The text is based on a vaudeville by Marguerite-Louise Virginie Ancelot, now has anyone every exhumed this I wonder? Emile de Najaz and Paul Burani (experienced librettists both) attempted to transform it into an opera, and Chabrier seems to have taken great care over exactly what the text was that he set (Definitely a case for looking at the original version, I should think). The result was a mess.

Quite why is difficult to fathom as both were experienced. They may have been hampered by the fact that originally it was going to be a rather buffo opera, but the broad comedy had to be toned down and spoken dialogue introduced when it was taken up by the Opera Comique.

However, the author of the article on Chabrier in Grove's Dictionary, suggests that the problem may be the work's eclecticism, its conflict of styles. That the libretto, with its farcical comings and goings, made a perfectly acceptable operetta. If Chabrier had produced less elaborate music, people would not have thought anymore about it. But Chabrier's brilliantly eclectic score sits uneasily in our minds with the farce. Its very eclecticism is its downfall.

Still, whatever the reason, Chabrier brought in the poet Jean Richepin to help tidy up the work, and even ended up working on it himself. He wrote on the final manuscript C'est la Genese du Roi malgre lui. Nous trouvons la un peu de tout; une bouillabaisse de Najac et Burani qui fait cuire Richepin et dans laquelle je colle des epices. (The genesis of Le Roi malgre lui. We find a little of everything; a boullabaise by Najac and Burani, cooked by Richepin into which I threw some spices).

In 1887, after three performances the Opera Comique burned down, though eventually the company continued elsewhere and it was taken up the year after at the Theatre Lyrique. Then barely a sniff in Paris until 1929.

Now the piece is getting another chance. There is a new production of the opera at this year's Bard Summerscape opening on 27 July 2012 and running until 8 August. (The Bard Music Festival takes place at the Fisher Center for the performing arts at Bard College, in Annandale-on-Hudson, on the east bank of the Hudson Valley, 90 miles from New York).

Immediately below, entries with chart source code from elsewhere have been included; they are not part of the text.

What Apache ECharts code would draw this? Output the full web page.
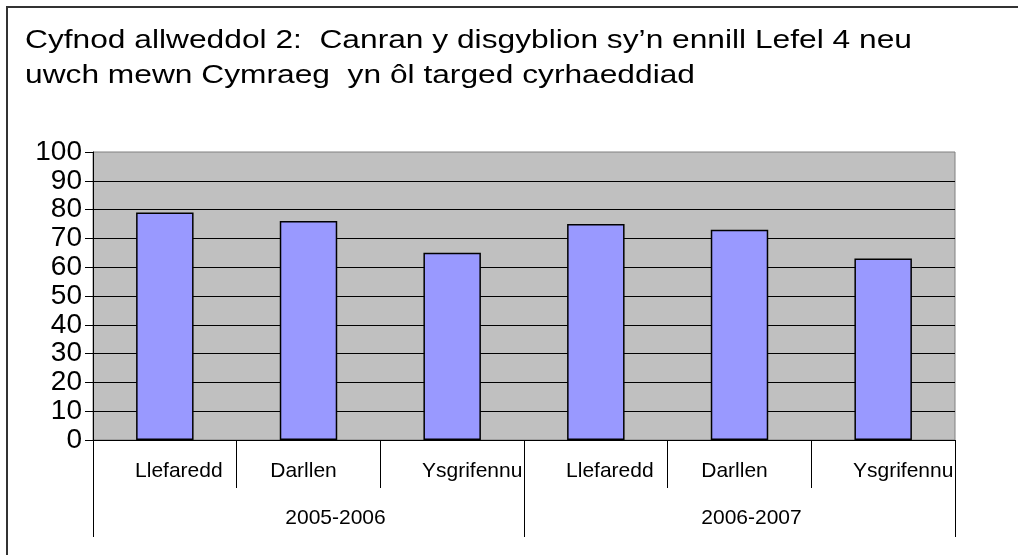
<!DOCTYPE html>
<html>
<head>
<meta charset="utf-8">
<script src="https://cdn.jsdelivr.net/npm/echarts@6/dist/echarts.min.js"></script>
<style>
  html, body { margin: 0; padding: 0; background: #fff; }
  #chart { width: 1018px; height: 555px; }
</style>
</head>
<body>
<div id="chart"></div>
<script>
const titleLines = [
  "Cyfnod allweddol 2:  Canran y disgyblion sy’n ennill Lefel 4 neu",
  "uwch mewn Cymraeg  yn ôl targed cyrhaeddiad"
];
const skills = ["Llefaredd", "Darllen", "Ysgrifennu", "Llefaredd", "Darllen", "Ysgrifennu"];
const years = ["2005-2006", "2006-2007"];
const percentValues = [79, 76, 65, 75, 73, 63];
const yMin = 0, yMax = 100, yStep = 10;

const font = "'Liberation Sans', Arial, sans-serif";
const chart = echarts.init(document.getElementById("chart"));

// excel pushes the labels a bit off-centre, copy that
const skillRich = {
  s0: { fontFamily: font, fontSize: 21, color: "#000", padding: [0, 0, 0, 28] },
  s1: { fontFamily: font, fontSize: 21, color: "#000", padding: [0, 10, 0, 0] },
  s2: { fontFamily: font, fontSize: 21, color: "#000", padding: [0, 0, 0, 40] }
};
const yearRich = {
  g0: { fontFamily: font, fontSize: 21, color: "#000", padding: [0, 0, 0, 54] },
  g1: { fontFamily: font, fontSize: 21, color: "#000", padding: [0, 0, 0, 24] }
};

const gridBox = { left: 93, top: 152, width: 862, height: 288 };

let option = {
  animation: false,
  backgroundColor: "#fff",
  graphic: [
    {
      type: "rect",
      shape: { x: 7, y: 7, width: 1100, height: 700 },
      style: { fill: null, stroke: "#333", lineWidth: 2 },
      silent: true
    },
    {
      // the title in the original is stretched sideways
      type: "text",
      x: 25,
      y: 23,
      scaleX: 1.22,
      silent: true,
      style: {
        text: titleLines.join("\n"),
        font: "26px 'Liberation Sans', Arial, sans-serif",
        fill: "#000",
        lineHeight: 35,
        verticalAlign: "top",
        align: "left"
      }
    }
  ],
  grid: [
    Object.assign({
      show: true,
      backgroundColor: "#c0c0c0",
      borderColor: "#808080",
      borderWidth: 1
    }, gridBox),
    Object.assign({ show: false }, gridBox)
  ],
  xAxis: [
    {
      type: "category",
      gridIndex: 0,
      data: skills,
      axisLine: { lineStyle: { color: "#000", width: 1 } },
      axisTick: { show: true, interval: 0, length: 48, lineStyle: { color: "#000" } },
      axisLabel: {
        interval: 0,
        margin: 31,
        verticalAlign: "middle",
        formatter: (v, i) => "{s" + (i % 3) + "|" + v + "}",
        rich: skillRich
      }
    },
    {
      type: "category",
      gridIndex: 1,
      data: years,
      axisLine: { show: false },
      axisTick: { show: true, interval: 0, length: 97, lineStyle: { color: "#000" } },
      axisLabel: {
        interval: 0,
        margin: 78,
        verticalAlign: "middle",
        formatter: (v, i) => "{g" + i + "|" + v + "}",
        rich: yearRich
      }
    }
  ],
  yAxis: [
    {
      type: "value",
      gridIndex: 0,
      min: yMin,
      max: yMax,
      interval: yStep,
      axisLine: { show: true, lineStyle: { color: "#000", width: 1 } },
      axisTick: { show: true, length: 8, lineStyle: { color: "#000" } },
      axisLabel: {
        margin: 11,
        fontFamily: font,
        fontSize: 28,
        lineHeight: 20,
        color: "#000",
        showMinLabel: true,
        showMaxLabel: true,
        hideOverlap: false,
        textMargin: 0,
        minMargin: 0
      },
      splitLine: {
        show: true,
        showMinLine: false,
        showMaxLine: false,
        lineStyle: { color: "#000", width: 1 }
      }
    },
    {
      type: "value",
      gridIndex: 1,
      show: false,
      min: yMin,
      max: yMax
    }
  ],
  series: [{
    type: "bar",
    xAxisIndex: 0,
    yAxisIndex: 0,
    data: percentValues,
    barWidth: "40%",
    itemStyle: {
      color: "#9999ff",
      borderColor: "#000",
      borderWidth: 1.5
    }
  }]
};
chart.setOption(option);
window.addEventListener("resize", () => {
  chart && chart.resize();
});
</script>
</body>
</html>
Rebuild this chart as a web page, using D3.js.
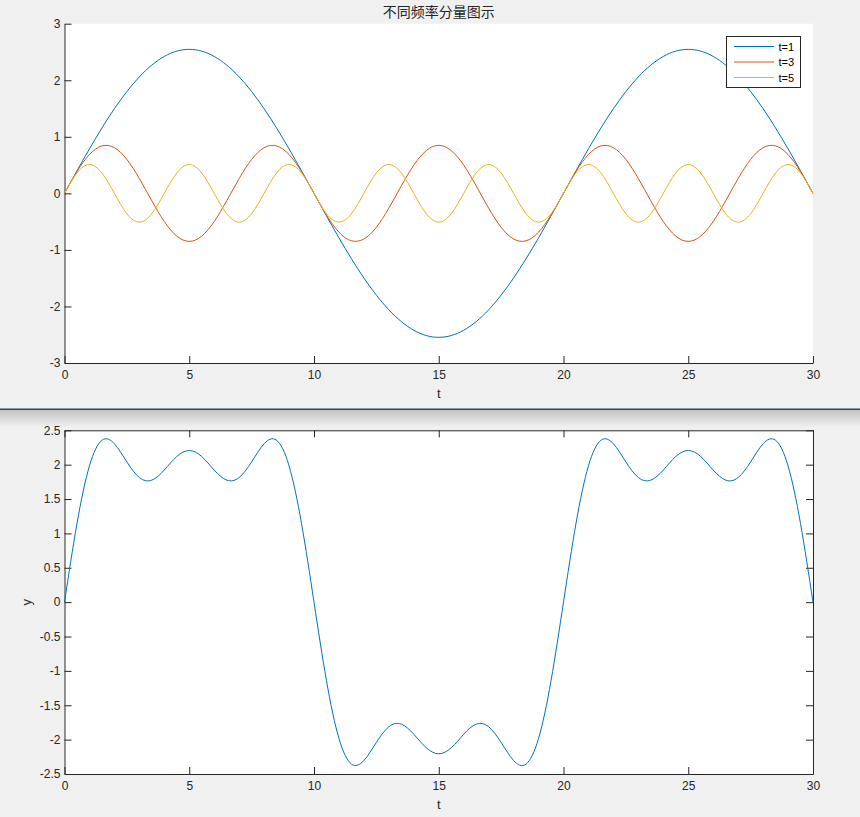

The production will be coming to the Wexford Festival in Ireland this Autumn. The director is Thaddeus Strassberger (who directed Les Huguenots at Bard in 2009) with Henri played by Liam Bonner who will be travelling with the production to Wexford. We are promised a staging of the original 1887 version. It will be interesting to see if this ill-fated work has its time.

You may be wondering why bother? Then go out and buy, beg, borrow or steal a copy of Charles Dutoit's 1984 recording with Gino Quilco and Barbara Hendricks. There is no dialogue, just the music and each number is a gem. (Hear some of it on Youtube). A quick glance at Amazon suggests that this recording is still available, and still the only recording of the work.